The Basel problem (first posed in 1644) is the challenge of summing reciprocal squares,

\[\sum_{k=1}^\infty\frac{1}{k^2} = \frac{1}{1^2} + \frac{1}{2^2} + \frac{1}{3^2} + \cdots = \,\,?\]

The first person to solve it was Euler. His strategy is over-represented in expository math blogs, but I can’t resist writing about it and describing a small extension Euler made.

The Basel problem

Euler started by representing the $\sin$ function as an infinite product, something like a factorisation of the Taylor series. We can write a polynomial $p(x)$ with roots ${a_1, a_2, \ldots, a_n}$ as

\[p(x) = C(x - a_1)(x - a_2)\cdots(x - a_n) = C\prod_{i = 1}^n(x - a_i)\]

for some constant $C$. Similarly, we can try to write $\sin(x)$ as a product of terms corresponding to its zeros at $\pi k \in \mathbb{Z}$:

\[\begin{align*} \sin(x) & = C \prod_{k\in\mathbb{Z}}(x - \pi k) \\ & = C x \prod_{k\geq 1}(x - \pi k)(x + \pi k) \\ & = C x \prod_{k\geq 1}(x^2 - \pi^2 k^2). \end{align*}\]

At this point, we run into a problem: this expression will never converge for any finite $x$, since the factors blow up as $|k| \to \infty$. To stop this from happening, we divide the $k$th (quadratic) term through by $-\pi^2k^2$. This gives us factors which approach $1$ as $k \to \infty$ (the infinite product version of the divergence test) without changing the roots. (We imagine lumping all of these terms into $C$.) Now, divide through by $x$ and then send $x \to 0$:

\[\lim_{x\to 0}\frac{\sin(x)}{x} = 1.\]

This tells us we should set $C = 1$ (after dividing out the problematic terms). So, we have the heuristic relation

\[\frac{\sin(x)}{x} = \prod_{k\geq 1}\left(1 - \frac{x^2}{\pi^2 k^2}\right).\]

It turns out this identity is true, and can be proved using complex analysis. In general, convergence of these infinite products is a delicate matter, and we ignore it completely in what follows.

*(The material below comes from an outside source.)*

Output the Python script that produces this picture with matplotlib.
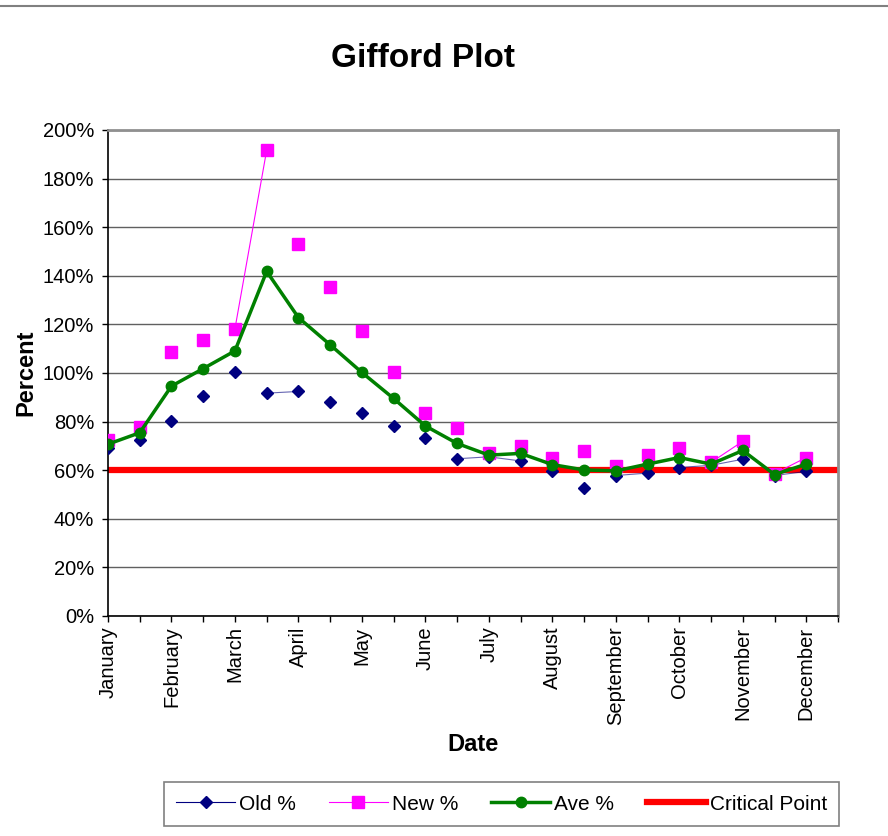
import matplotlib
matplotlib.use("Agg")
import matplotlib.pyplot as plt
from matplotlib.lines import Line2D
from matplotlib.ticker import FuncFormatter
import numpy as np

plt.rcParams['font.family'] = ['Liberation Sans', 'DejaVu Sans']

# half-month categories, month name on every other one
months = ['January', 'February', 'March', 'April', 'May', 'June', 'July',
          'August', 'September', 'October', 'November', 'December']
n_cat = 24

old_pct = [69.1, 72.5, 80.4, 90.5, 100.5, 91.7, 92.4, 88.0, 83.5, 78.2,
           73.2, 64.7, 65.5, 63.8, 59.5, 52.7, 57.8, 58.8, 61.1, 62.0,
           64.5, 57.8, 59.5]
new_pct = [72.3, 77.8, 108.8, 113.5, 118.2, 191.7, 153.0, 135.2, 117.2, 100.3,
           83.5, 77.4, 67.0, 70.0, 64.9, 67.7, 61.8, 66.2, 69.3, 63.2,
           71.9, 58.6, 65.2]
ave_pct = [70.7, 75.4, 94.6, 101.8, 109.1, 141.8, 122.8, 111.6, 100.2, 89.5,
           78.2, 71.0, 66.2, 66.9, 62.3, 60.1, 59.7, 62.5, 65.2, 62.5,
           68.1, 58.2, 62.5]
critical = 60

# only some neighbouring points of Old/New are joined in the original sheet
old_links = [(5, 6), (11, 12), (12, 13), (16, 17), (18, 19), (19, 20), (21, 22)]
new_links = [(4, 5), (19, 20), (21, 22)]


def linked(vals, links):
    xs, ys = [], []
    for a, b in links:
        xs += [a, b, np.nan]
        ys += [vals[a], vals[b], np.nan]
    return xs, ys


x = np.arange(len(ave_pct))

fig = plt.figure(figsize=(8.88, 8.36), dpi=100)
ax = fig.add_axes([0.1216, 0.2632, 0.8221, 0.5813])

ax.axhline(critical, color='#ff0000', lw=4.5, zorder=2)

ox, oy = linked(old_pct, old_links)
ax.plot(ox, oy, color='#000080', lw=0.8, alpha=0.6, zorder=3)
nx, ny = linked(new_pct, new_links)
ax.plot(nx, ny, color='#ff00ff', lw=0.8, zorder=3)

ax.plot(x, old_pct, ls='none', marker='D', ms=6, color='#000080', zorder=4)
ax.plot(x, new_pct, ls='none', marker='s', ms=8, color='#ff00ff', zorder=4)
ax.plot(x, ave_pct, color='#008000', lw=2.5, marker='o', ms=7.5, zorder=5)

ax.set_xlim(0, n_cat - 1)
ax.set_ylim(0, 200)
ax.set_yticks(np.arange(0, 201, 20))
ax.yaxis.set_major_formatter(FuncFormatter(lambda v, p: f'{v:.0f}%'))
ax.set_xticks(np.arange(n_cat))
ax.set_xticklabels([months[i // 2] if i % 2 == 0 else '' for i in range(n_cat)],
                   rotation=90)
ax.tick_params(axis='both', direction='out', length=4, width=1, labelsize=14.5)
ax.tick_params(axis='y', pad=6)

ax.grid(axis='y', color='#606060', lw=1)
ax.set_axisbelow(True)
for s in ['top', 'right']:
    ax.spines[s].set_color('#909090')
    ax.spines[s].set_linewidth(2)
ax.spines['left'].set_linewidth(1.2)
ax.spines['bottom'].set_linewidth(1.2)

fig.text(0.476, 0.930, 'Gifford Plot', fontsize=24, fontweight='bold',
         ha='center', va='center')
ax.set_ylabel('Percent', fontsize=17, fontweight='bold', labelpad=4)
ax.set_xlabel('Date', fontsize=17, fontweight='bold', labelpad=6)

handles = [
    Line2D([], [], color='#000080', lw=0.8, marker='D', ms=6),
    Line2D([], [], color='#ff00ff', lw=0.8, marker='s', ms=8),
    Line2D([], [], color='#008000', lw=2.5, marker='o', ms=7.5),
    Line2D([], [], color='#ff0000', lw=4.5),
]
leg = fig.legend(handles, ['Old %', 'New %', 'Ave %', 'Critical Point'],
                 loc='center', bbox_to_anchor=(0.565, 0.038), ncol=4,
                 fontsize=15, frameon=True, fancybox=False, handlelength=2.8,
                 columnspacing=1.6, handletextpad=0.2, borderpad=0.6)
leg.get_frame().set_edgecolor('#606060')
leg.get_frame().set_linewidth(1.2)

fig.add_artist(Line2D([0, 1], [0.9928, 0.9928], color='#808080', lw=1.5,
                      transform=fig.transFigure))

fig.savefig('out.png', dpi=100)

Euler’s ingenious trick was to identify the coefficient of $x^2$ on either side. On the left, the Taylor series for $\sin(x)/x$

\[\frac{\sin(x)}{x} = \sum_{n\geq 0} \frac{(-1)^n x^{2n}}{(2n+1)!} = 1 - \frac{x^2}{6} + \mathcal{O}(x^4)\]

gives a coefficient $-1/6$. On the right, we can formally extend the result for polynomials

\[\prod_{i=1}^n (1 - a_i x) = 1 - x\sum_{i=1}^n a_i + \mathcal{O}(x^2)\]

to infinite series to obtain the coefficient

\[-\sum_{k\geq 1} \frac{1}{\pi^2k^2}= -\frac{1}{\pi^2}\sum_{k\geq 1} \frac{1}{k^2}.\]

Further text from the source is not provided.